# Freeware to convert a CD to one MP3 file



## Art Rock (Nov 28, 2009)

Basically I am looking for a single program that will rip an entire CD to one MP3 file, aiming to put a few of these on one CD to play in our gallery. Googling leaves me more confused than ever. Does anyone have good experience with such a program? 
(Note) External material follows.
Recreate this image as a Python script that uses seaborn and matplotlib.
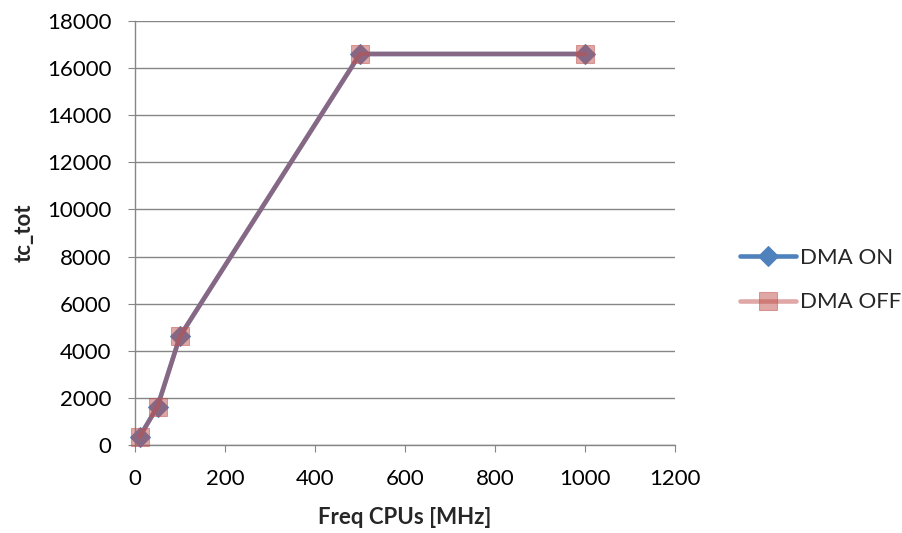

PS: at the moment I am ripping with a standard program like Windows Media Player, and then combining the separate MP3's with the program All Free MP3 joiner. Time consuming.


----------



## Art Rock (Nov 28, 2009)

PPS: no i-Tunes, thanks. Matter of principle.


----------



## quack (Oct 13, 2011)

Foobar2000 http://www.foobar2000.org/
EAC http://www.exactaudiocopy.de/

Both can do this, I don't think itunes has that ability.


----------



## Art Rock (Nov 28, 2009)

Thanks a bundle. I even have Foobar on my laptop, but had not seen it contains ripping power as well. I just use it to play or convert FLAC files.


----------



## quack (Oct 13, 2011)

in foobar: File->Open audio CD->Rip->proceed to converter setup->Destination->Merge all tracks


----------



## HoraeObscura (Dec 4, 2012)

http://cdexos.sourceforge.net/


----------